IN describing Sunday’s Well, Cork, the use of a cheesy term is appropriate: this venerable old suburb is perched proudly over the city below.
Writer Maeve Saunders has described St Vincent’s church as being like a “small schloss spirited from the Rhineland.”
Sunday’s Well is a choice spot: inner city with ‘knobs on’, standing on a south-facing slope with the university on one side, and the city on the other.
Sunday’s Well is also a democratic enclave: properties run from a one-bedroomed bothán to rambling, Victorian villas, and, if Frinailla Developments have their way, a new sweep of million-euro houses will be built in the former gardens of the Good Shepherd convent.
Before the property market lost the run of itself, a young couple bought an almost derelict house on Sunday’s Well Avenue.
Number 31 was an old, three-storey house that has been converted into a warm, five-bedroomed home.
The house’s classic, contemporary design will appeal to the younger end of the market, but, at the guide price of €475,000, it is not a home for a first-time buyer.
Number 31 is on the market with Joanna Murphy, of Cobh.
It has original features blended with quirky additions, and a look that mixes dark woods with mellow yellows.
The ground floor has a dining area off the kitchen, with a magnificent old range, part of the original fittings. Behind is the galley kitchen, fitted in maple units and with quirky fittings that are anything but ‘run of the mill’. From here, there’s access to an outside yard.
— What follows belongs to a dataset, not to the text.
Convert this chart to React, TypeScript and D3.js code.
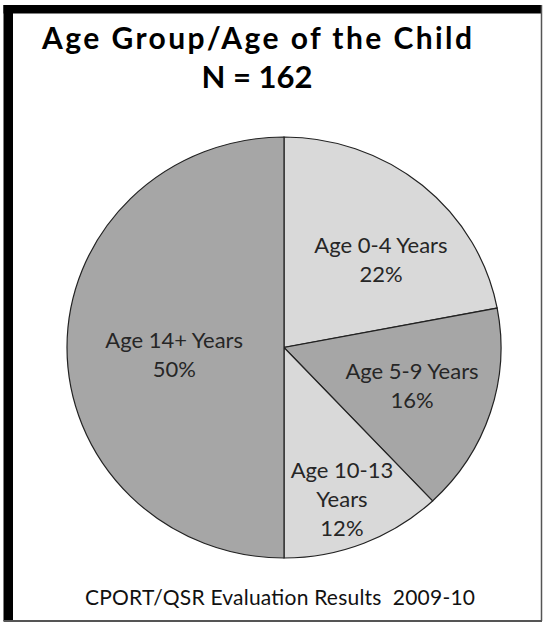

The guest bathroom is beyond the staircase, on the ground floor, and has a black-and-cream look with stainless steel. A true original.
On the half landing there is a door to a perfectly placed, sunbathing deck. Also upstairs are two double bedrooms and a generous main bathroom. The second floor has three bedrooms, but one is used as a study/music room. Each room has a different style personality.
Number 31 is a ‘walk-in’, with plenty of space and a location that makes it perfect for busy, city people.